Algumas considerações
A leitura dos dados que nos ocupa evidencia não ser a força da lei voltada aos superdotados que move a práxis dos agentes educacionais participantes da pesquisa, seja para o contexto das salas de aula comuns, seja para as específicas dos estudantes superdotados. Tão pouco uma formação singular associada ao tema, em seu nível inicial, isto é, no âmbito dos cursos de graduação. Nem mesmo saber diferenciar os conceitos altas habilidades ou superdotação, pois, mesmo em meio a terminologias difusas, a não existência de um estereótipo específico de estudante se mostrou perceptível aos professores.
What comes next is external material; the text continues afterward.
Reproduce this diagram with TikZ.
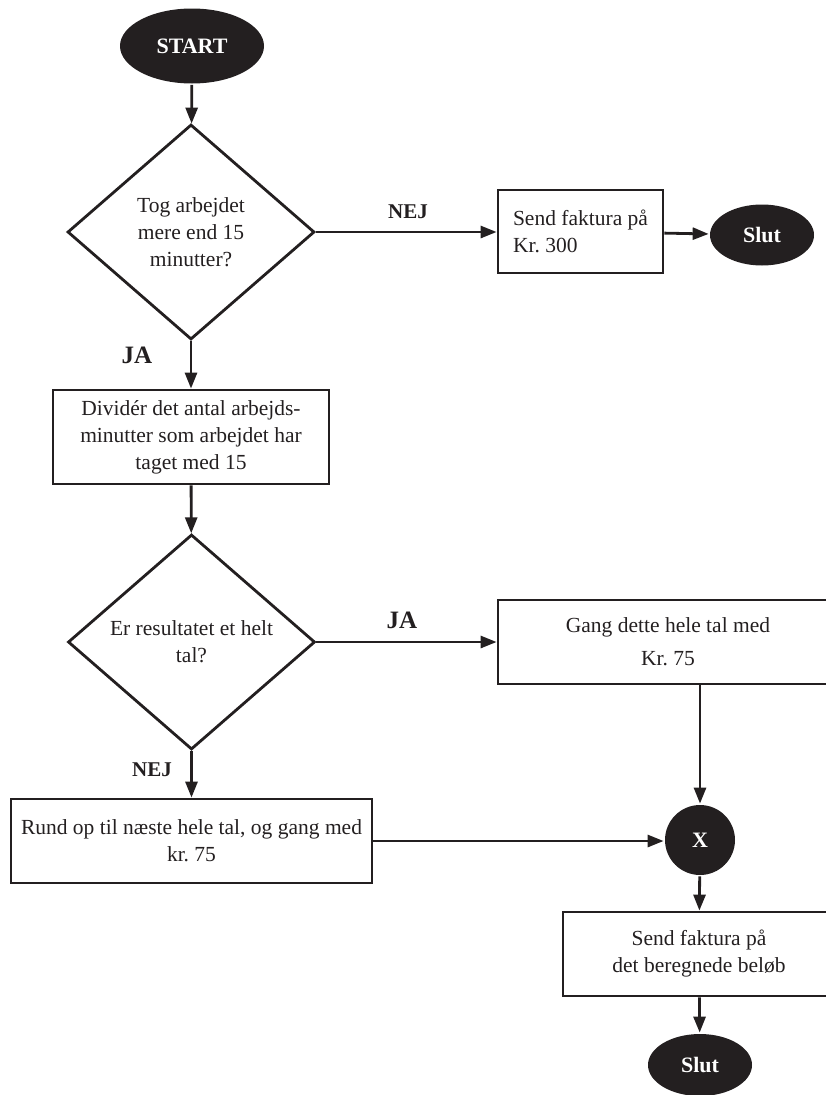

A práxis dos participantes assenta-se na formação básica que considera imprescindível o desenvolvimento pleno de seus estudantes e em níveis de excelência, embora considerando o ritmo e o estilo de aprendizagem de cada um. Nesse cenário, os segmentos de textos apresentados revelam a imperiosidade de se perseguir uma (in)formação em níveis, quer continuada, quer em serviço, ainda que esta possa não acarretar aumento salarial ou algum outro bônus ao professor, para além de seu próprio aprimoramento e de sua práxis, atuando por reforço intrínseco, que é o prazer de ver o desenvolvimento do seu estudante.
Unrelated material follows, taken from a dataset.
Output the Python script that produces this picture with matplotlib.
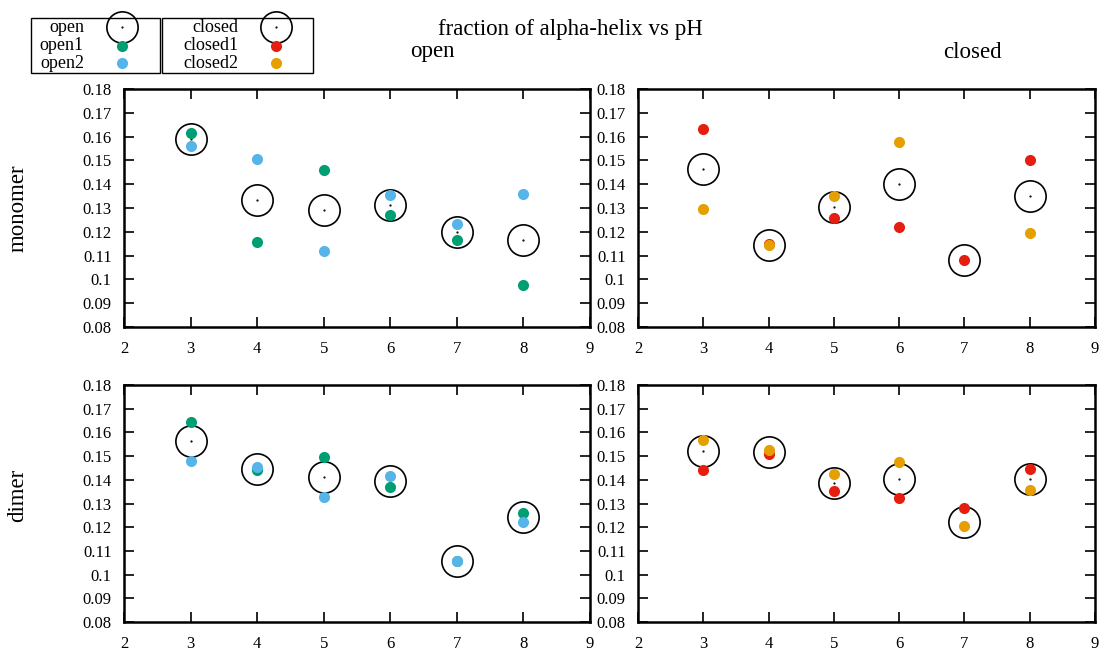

Fato é que, em geral, havendo ou não (in)formação in loco, nas escolas onde eles trabalham, esses profissionais demonstraram não terceirizar esse processo, colocando para si tal determinação. Livros, artigos, conferências, reuniões não ordinárias de professores, sites em geral ou do Departamento de Educação do Estado, redes sociais (Twitter, Facebook) foram alguns dos exemplos apresentados pelos participantes como fontes de busca para tal (in)formação. Com poucas exceções, eles enfatizaram não esperar isso acontecer ou que fosse proposto a eles, além de revelar grande satisfação com os resultados obtidos em sala de aula, pelas informações/conhecimentos advindas dessas fontes.
Nem tudo nesse contexto está ligado ao tema AH/SD, como pode ser notado pelos segmentos de textos apresentados, independentemente se o professor está à frente de uma sala de aula comum ou específica. Todavia, segundo os relatos, todo o aprendizado compete ao desenvolvimento integral da diversidade de estudantes, afinal, pobreza, diferenciação instrucional e curricular, tecnologias, melhores práticas de ensino, entre outros assuntos que foram abordados, perpassam a todos os perfis de estudantes, podem e devem ser adaptados aos seus diferentes níveis e ritmos de aprendizagem, tornando as aulas mais interessantes e estimulantes aos estudantes.
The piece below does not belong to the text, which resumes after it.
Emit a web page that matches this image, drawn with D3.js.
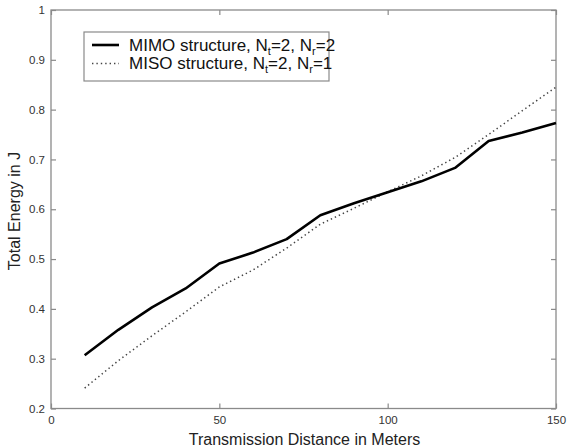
<!DOCTYPE html>
<html>
<head>
<meta charset="utf-8">
<script src="https://cdn.jsdelivr.net/npm/d3@7"></script>
<style>
  body { margin: 0; background: #fff; }
  text { font-family: "Liberation Sans", Arial, sans-serif; }
</style>
</head>
<body>
<svg id="chart" width="567" height="448"></svg>
<script>
// distances in meters
var distance = [10, 20, 30, 40, 50, 60, 70, 80, 90, 100, 110, 120, 130, 140, 150];

// total energy (J) for each structure
var mimoEnergy = [0.307, 0.358, 0.403, 0.441, 0.491, 0.513, 0.540, 0.588, 0.612, 0.634, 0.656, 0.683, 0.737, 0.754, 0.773];
var misoEnergy = [0.241, 0.296, 0.346, 0.394, 0.444, 0.478, 0.522, 0.570, 0.602, 0.635, 0.667, 0.704, 0.750, 0.798, 0.845];

var xTicks = [0, 50, 100, 150];
var yTicks = [0.2, 0.3, 0.4, 0.5, 0.6, 0.7, 0.8, 0.9, 1];

function drawChart() {
    var svg = d3.select("#chart");

    // plot box edges in pixels
    var pLeft = 51, pRight = 556, pTop = 10, pBottom = 408.5;

    var x = d3.scaleLinear().domain([0, 150]).range([pLeft, pRight]);
    var y = d3.scaleLinear().domain([0.2, 1]).range([pBottom, pTop]);

    var axisColor = "#8a8a8a";
    var textColor = "#333";

    // box
    svg.append("rect")
        .attr("x", pLeft).attr("y", pTop)
        .attr("width", pRight - pLeft).attr("height", pBottom - pTop)
        .attr("fill", "none")
        .attr("stroke", axisColor)
        .attr("stroke-width", 1.3);

    // inward ticks on all four sides (matlab style)
    svg.append("g").attr("transform", "translate(0," + pBottom + ")")
        .call(d3.axisBottom(x).tickValues(xTicks).tickSizeInner(-5).tickSizeOuter(0).tickPadding(7).tickFormat(d3.format("d")))
        .call(function(g) { g.select(".domain").remove(); });
    svg.append("g").attr("transform", "translate(0," + pTop + ")")
        .call(d3.axisTop(x).tickValues(xTicks).tickSizeInner(-5).tickSizeOuter(0).tickFormat(""))
        .call(function(g) { g.select(".domain").remove(); });
    svg.append("g").attr("transform", "translate(" + pLeft + ",0)")
        .call(d3.axisLeft(y).tickValues(yTicks).tickSizeInner(-5).tickSizeOuter(0).tickPadding(6).tickFormat(d3.format("~g")))
        .call(function(g) { g.select(".domain").remove(); });
    svg.append("g").attr("transform", "translate(" + pRight + ",0)")
        .call(d3.axisRight(y).tickValues(yTicks).tickSizeInner(-5).tickSizeOuter(0).tickFormat(""))
        .call(function(g) { g.select(".domain").remove(); });

    svg.selectAll(".tick line").attr("stroke", axisColor).attr("stroke-width", 1.2);
    svg.selectAll(".tick text")
        .attr("fill", textColor)
        .style("font-size", "11.5px")
        .style("font-family", "'Liberation Sans', Arial, sans-serif");

    // axis labels
    svg.append("text")
        .attr("x", (pLeft + pRight) / 2 + 1)
        .attr("y", 445)
        .attr("text-anchor", "middle")
        .attr("fill", "#222")
        .style("font-size", "16px")
        .text("Transmission Distance in Meters");

    svg.append("text")
        .attr("transform", "translate(20,211) rotate(-90)")
        .attr("text-anchor", "middle")
        .attr("fill", "#222")
        .style("font-size", "16px")
        .text("Total Energy in J");

    // lines
    var line = d3.line()
        .x(function(d) { return x(d[0]); })
        .y(function(d) { return y(d[1]); });

    svg.append("path")
        .datum(d3.zip(distance, misoEnergy))
        .attr("d", line)
        .attr("fill", "none")
        .attr("stroke", "#444")
        .attr("stroke-width", 1.5)
        .attr("stroke-dasharray", "1.4,3");

    svg.append("path")
        .datum(d3.zip(distance, mimoEnergy))
        .attr("d", line)
        .attr("fill", "none")
        .attr("stroke", "#000")
        .attr("stroke-width", 2.6)
        .attr("stroke-linejoin", "round");

    // legend
    var legend = svg.append("g");
    legend.append("rect")
        .attr("x", 84).attr("y", 32)
        .attr("width", 245).attr("height", 49)
        .attr("fill", "#fff")
        .attr("stroke", axisColor)
        .attr("stroke-width", 1.2);

    var entries = [
      { name: "MIMO structure, N", sub1: "t", mid: "=2, N", sub2: "r", end: "=2", dash: null, w: 2.6, c: "#000" },
      { name: "MISO structure, N", sub1: "t", mid: "=2, N", sub2: "r", end: "=1", dash: "1.4,3", w: 1.5, c: "#444" }
    ];

    entries.forEach(function(e, i) {
      var cy = 45 + i * 18.5;
      legend.append("line")
          .attr("x1", 92).attr("x2", 119)
          .attr("y1", cy).attr("y2", cy)
          .attr("stroke", e.c)
          .attr("stroke-width", e.w)
          .attr("stroke-dasharray", e.dash);
      var t = legend.append("text")
          .attr("x", 129).attr("y", cy + 5.5)
          .attr("fill", "#111")
          .style("font-size", "17px");
      t.append("tspan").text(e.name);
      t.append("tspan").attr("dy", 4).style("font-size", "11px").text(e.sub1);
      t.append("tspan").attr("dy", -4).text(e.mid);
      t.append("tspan").attr("dy", 4).style("font-size", "11px").text(e.sub2);
      t.append("tspan").attr("dy", -4).text(e.end);
    });
}

drawChart();
</script>
</body>
</html>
Talvez essa seja a lente que se deve usar para a leitura dos segmentos de textos nos quais ambos os perfis de professores - de sala de aula comum e de sala de aula específica, aqui tomados como participantes da pesquisa -, tenham demonstrado satisfação em estar nesse papel, pois, em ambos os contextos, os professores se revelaram sensíveis aos estudantes que as compõem. Todavia, atente-se para a circunstância de ambos os perfis de professores terem evidenciado tratar-se de práxis laboriosa, quando se pretende um ensino com as características aludidas. Isto é, “dá trabalho” buscar por (in)formação atuais, refletir e atualizar a sua práxis em sala de aula, mas o resultado final, o processo ensino-aprendizagem dos estudantes, é gratificante. O sucesso desse processo, com estudantes bem avaliados nos testes estaduais, como o mencionado, é que pode garantir à escola uma boa classificação estadual, com consequente aporte financeiro, a fim de manter os programas para estudantes com AH/SD, beneficiando a escola inteira.
Tais conjunturas, ainda que se mantenha o distanciamento necessário de transposição literal de contextos singulares, são opostas ao quadro brasileiro, cujos professores se colocam como dependentes das intervenções legais, são passivos no seu processo de (in)formação e alienados à práxis de diferenciação instrucional e curricular. Em que pese o fato de o ensino brasileiro ser organizado exclusivamente em salas de aula comuns, como verificado na E_O, o distanciamento se amplifica, quando se constata que as escolas brasileiras, por meio de padrões previamente definidos, usam o conceito de “média” para processos de ensino-aprendizagem de seus estudantes. O contexto americano mostrou ser avesso à média.
A média, como Medida de Tendência Central, é sensível a valores extremos (estudantes com desempenho aquém ou além da média), não sendo medida que deva ser tomada para balizar a práxis desse grupo assimétrico de estudantes, esquivando-se do atendimento do estudante com AH/SD. Mas, ao contrário, a média precisa ser lida e relida a partir de cada sujeito, em sua singularidade - exatamente como os dados apresentados ao longo deste artigo evidenciam, contrapondo-se totalmente aos fatores desencadeadores da invisibilidade e da falta de atendimento aos estudantes superdotados, no contexto brasileiro, focalizados na introdução deste artigo.